Now, although we have a bigger RV, it didn’t come with a walk-in refrigerator. And although Sandy frequently brought some leftovers from her volunteer work at Lutheran Social Services, it was usually limited to some tomatoes or carrots, not 80+ boxes of perishable food. However, we weren’t the only ones that the rain had kept inside. The attendance was down and LSS had no capacity to store the food. The good news was that the grey, cold day was keeping it from spoiling. The bad news was that it needed to be distributed today or it would go bad. While many of us would deplore the waste or wring our hands that something should be done, Sandy picked up her phone and called Pastor Barry. “Could the church handle a few boxes of food?” Sure.
However, the volume of boxes were at first a little overwhelming. Should we salvage what we could in our fridge? It didn’t make sense. Each box was packed with nearly identical contents intended for a family – a gallon of milk, a container of yogurt, a bag of oranges, potatoes, etc. So Barry began working the phones. And through his contacts, the connections were being made to get the food to those who could use it. Volunteers started showing up and the boxes started disappearing. We did our small part, delivering a half-dozen boxes to Pastor Jacob for him to distribute. By day’s end, amazingly it was all gone.

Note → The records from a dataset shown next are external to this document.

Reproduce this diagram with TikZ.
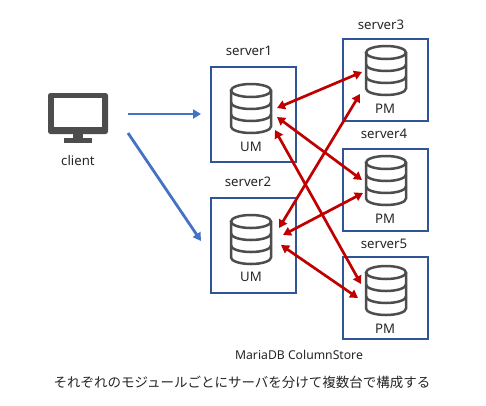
\documentclass[tikz,border=0pt]{standalone}
\usepackage{fontspec}
\setmainfont{Noto Sans}
\newfontfamily\cjk{Noto Sans CJK JP}
\usetikzlibrary{arrows.meta}
\definecolor{boxblue}{HTML}{2F5597}
\definecolor{flowblue}{HTML}{4472C4}
\definecolor{linkred}{HTML}{C00000}
\definecolor{icongray}{HTML}{4D4D4D}
\definecolor{textgray}{HTML}{262626}
\tikzset{
    srvbox/.style={draw=boxblue, line width=2pt, inner sep=0pt, minimum width=85pt},
    lbl/.style={inner sep=0pt, text=textgray, font=\fontsize{13.2}{15}\selectfont},
    flow/.style={draw=flowblue, line width=2.8pt, -{Triangle[length=8pt,width=9pt]}},
    link/.style={draw=linkred, line width=2.7pt, {Triangle[length=8pt,width=9pt]}-{Triangle[length=8pt,width=9pt]}},
    dbicon/.pic={
        \draw[icongray, line width=2.5pt] (0,7.5) ellipse [x radius=20pt, y radius=6.5pt];
        \draw[icongray, line width=2.5pt] (-20,7.5) -- (-20,43.5) arc[start angle=180, end angle=360, x radius=20pt, y radius=6.5pt] -- (20,7.5);
        \foreach \y in {19.5,31.5} {\draw[icongray, line width=2.5pt] (-20,\y) arc[start angle=180, end angle=360, x radius=20pt, y radius=6.5pt];}
    }
}
\begin{document}
\begin{tikzpicture}[x=1pt, y=-1pt]
\useasboundingbox (0,0) rectangle (486,405);

% servers
\node[srvbox, minimum height=95pt] (srv1) at (253,114) {};
\node[srvbox, minimum height=95pt] (srv2) at (253,245.5) {};
\node[srvbox, minimum height=82pt] (srv3) at (385,80) {};
\node[srvbox, minimum height=82pt] (srv4) at (385,190) {};
\node[srvbox, minimum height=82pt] (srv5) at (385,298) {};

\node[lbl] (name1) at (249,51) {server1};
\node[lbl] (name2) at (248,182) {server2};
\node[lbl] (name3) at (381,25) {server3};
\node[lbl] (name4) at (384,134) {server4};
\node[lbl] (name5) at (384,244) {server5};

% database icons
\pic at (251,83) {dbicon};
\pic at (251,214) {dbicon};
\pic at (386,45) {dbicon};
\pic at (386,155) {dbicon};
\pic at (386,265) {dbicon};

\node[lbl] (um1) at (251,147) {UM};
\node[lbl] (um2) at (251,277) {UM};
\node[lbl] (pm3) at (385,109) {PM};
\node[lbl] (pm4) at (385,219) {PM};
\node[lbl] (pm5) at (385,329) {PM};

% client
\fill[icongray, rounded corners=2.5pt] (48,93) rectangle (108,134);
\fill[white] (54,98) rectangle (102,127);
\fill[icongray] (73,134) rectangle (83,139);
\fill[icongray] (64,138) rectangle (92,143);
\node[lbl] (client) at (78,161) {client};
\coordinate (cl1) at (128,114);
\coordinate (cl2) at (128,133);
\coordinate (in1) at (201,114);
\coordinate (in2) at (201,241);
\draw[flow] (cl1) -- (in1);
\draw[flow] (cl2) -- (in2);

% links
\coordinate (a1) at (277,108);
\coordinate (b1) at (277,117);
\coordinate (c1) at (275,130);
\coordinate (a2) at (279,228);
\coordinate (b2) at (283,235);
\coordinate (c2) at (281,245);
\coordinate (a3) at (362,72);
\coordinate (b3) at (360,94);
\coordinate (a4) at (362,180);
\coordinate (b4) at (363,193);
\coordinate (a5) at (361,284);
\coordinate (b5) at (358,298);
\draw[link] (a1) -- (a3);
\draw[link] (b1) -- (a4);
\draw[link] (c1) -- (a5);
\draw[link] (a2) -- (b3);
\draw[link] (b2) -- (b4);
\draw[link] (c2) -- (b5);

\node[lbl, font=\fontsize{12.2}{14}\selectfont] (prod) at (299,355) {MariaDB ColumnStore};
\node[lbl, font=\fontsize{13.5}{15}\cjk] (note) at (242,382) {それぞれのモジュールごとにサーバを分けて複数台で構成する};
\end{tikzpicture}
\end{document}
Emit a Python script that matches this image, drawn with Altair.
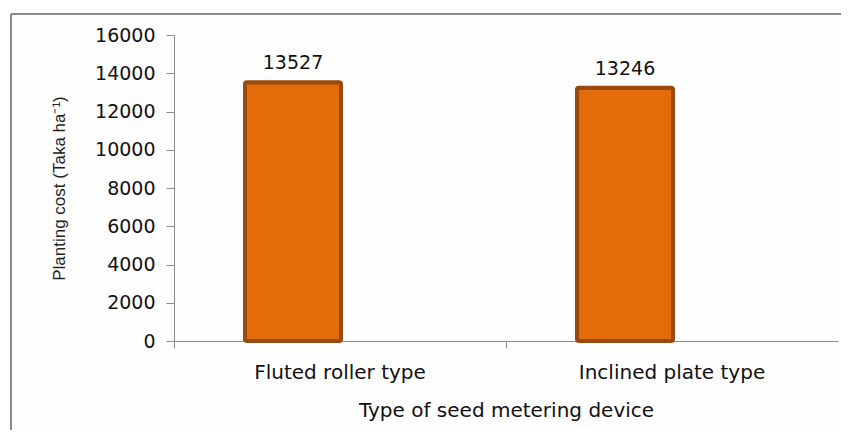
import altair as alt
import pandas as pd

categories = ["Fluted roller type", "Inclined plate type"]
costs = [13527, 13246]
y_ticks = [0, 2000, 4000, 6000, 8000, 10000, 12000, 14000, 16000]

df = pd.DataFrame({"device": categories, "cost": costs})

FONT = "DejaVu Sans"
YFONT = "Liberation Sans"

x_enc = alt.X("device:N", sort=categories,
              scale=alt.Scale(paddingInner=0, paddingOuter=0),
              axis=alt.Axis(title="Type of seed metering device", labelAngle=0,
                            labelFontSize=20, titleFontSize=20, labelPadding=14,
                            titlePadding=18, tickSize=7, bandPosition=0, labelLimit=0,
                            domainColor="#8c8c8c", tickColor="#8c8c8c",
                            labelColor="#111", titleColor="#111",
                            titleFontWeight="normal", labelFont=FONT, titleFont=FONT))
y_enc = alt.Y("cost:Q",
              scale=alt.Scale(domain=[0, 16000], nice=False),
              axis=alt.Axis(title="Planting cost (Taka ha⁻¹)", values=y_ticks, format="d",
                            grid=False, labelFontSize=19, titleFontSize=17, tickSize=8,
                            labelPadding=11, titlePadding=26, domainColor="#8c8c8c",
                            tickColor="#8c8c8c", labelColor="#111", titleColor="#222",
                            titleFontWeight="normal", labelFont=FONT, titleFont=YFONT))

bars = alt.Chart(df).mark_bar(size=96, xOffset=-47, color="#E36C0A", stroke="#9A4A0C",
                              strokeWidth=4, cornerRadius=2).encode(x=x_enc, y=y_enc)

labels = alt.Chart(df).mark_text(xOffset=-47, dy=-13, baseline="alphabetic", fontSize=19,
                                 font=FONT, color="#111").encode(x=x_enc, y=y_enc, text="cost:Q")

frame_left = alt.Chart(df).mark_rule(color="#8a8a8a", strokeWidth=2, clip=False).encode(
    x=alt.value(-163), y=alt.value(-21), y2=alt.value(400))
frame_top = alt.Chart(df).mark_rule(color="#8a8a8a", strokeWidth=2, clip=False).encode(
    x=alt.value(-163), x2=alt.value(680), y=alt.value(-21))

chart = alt.layer(bars, labels, frame_left, frame_top).properties(
    width=664, height=306,
    autosize=alt.AutoSizeParams(type="none"),
    padding={"left": 166, "top": 27, "right": 3, "bottom": 89},
    background="#fefefe",
).configure_view(stroke=None)

chart.save("out.html", embed_options={"renderer": "svg", "actions": False})
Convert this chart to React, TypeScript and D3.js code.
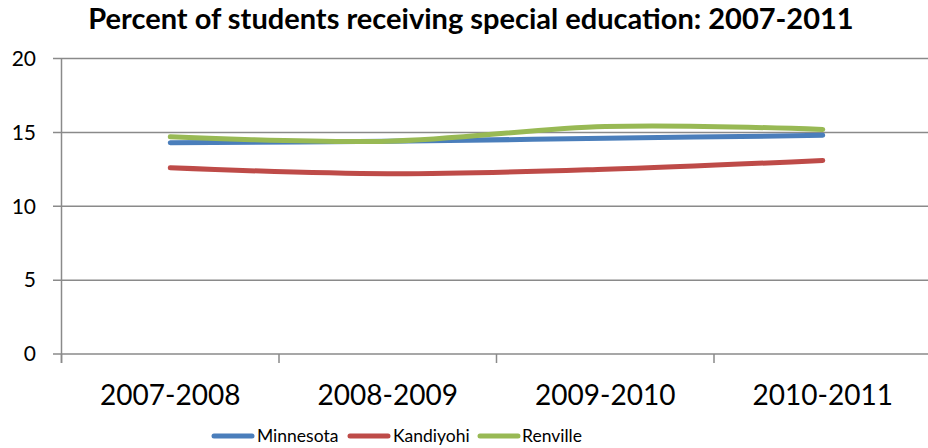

And it all started with a rainy day, an open mind, and several someones willing to say “yes”.
Big tasks and small, we never quite know what will be next.
One morning Dave was asked to meet a plumber at the Mission House to solve a slow drain problem.
A little background on this problem is required, though. First, “slow” drains at Faith are usually a code word for “lots of trouble”. They have frequently been the pre-cursor to a lot of frustrating work, such as bypassing collapsed cast iron pipe, buried in concrete. This particular slow drain was first encountered during January’s work at the Mission House. The toilet in the new bathroom was not flushing easily. Andy and Dave spent a morning flushing the pipe that the toilet fed, which ran under the house to link in with the pipe leading to the sewer. While progress was made, the pipe was too long to be sure it was clear all the way through.
So, when Beyond90 raised the problem again, we deferred to the professionals. And this one had some serious tools. Using a much longer and more powerful snake, he was able to clear the hardened “material” that was blocking the pipe. Afterward, no more slow drain. And the plumber earned every penny of his fee.
When the basketball team had won the game that would take them to their “Final Four”, we got a message, “could you take a ladder over to the gym?” Why? So they could cut the nets off the basketball hoops in victory. It’s a thing, apparently. Cathy delivered the ladder as the final buzzer sounded.
And Sandy has been powerwashing sidewalks – a never-ending task at Faith.
At times, it is helpful to ensure all load is removed from the battery, especially when they are being removed or cannot be charged. To enable this, Dave installed a battery switch on the compartment wall next to the battery box.
The first use of this switch came when we wanted to install a small inverter. The RV is advertised as “inverter-ready”, meaning the wires have been run to 3 outlets (1 each in the living room, galley and bedroom) off an inverter when the RV is not plugged in. Having a healthy respect for managing the draw on the batteries, we don’t place a lot of demand on these outlets, so the inverter did not need to be too large. Dave decided on a 500W pure sine wave inverter with a remote.
Over a couple of days, we installed the circuit breaker, buss and outlet box. Deciding to mount the inverter on the compartment ceiling directly beneath the shower, we took care to select screws that wouldn’t penetrate the floor above. With the inverter feed wired in, we plugged in a work light and, voila, it lit. Of course, we still need to cut the main AC feed to enable the inverter output to flow. But, since the AC and heat would have to be off for that one, we decided to wait a bit to finish on the right weather day.
Hemingway is a fixture on campus. Abandoned here a few years ago, she is loving and pampered. A faithful congregant at Sunday morning services. (Her picture even closed out our last blog entry, guarding the Lenten supplies.)
That is until one Sunday near the end of February, when she just wasn’t anywhere. Ever one to sleep in hidden places, Barry searched all of the many rooms at Faith – to no avail. Sometimes she had wandered into the neighborhood for a few days, but she always returned. But not this time.
So, at Barry’s request, Cathy changed the church sign to entreat others to help us find her. As of this writing, she still has not been found. We can only hope that she is safe somewhere, but we hope she will return to us soon.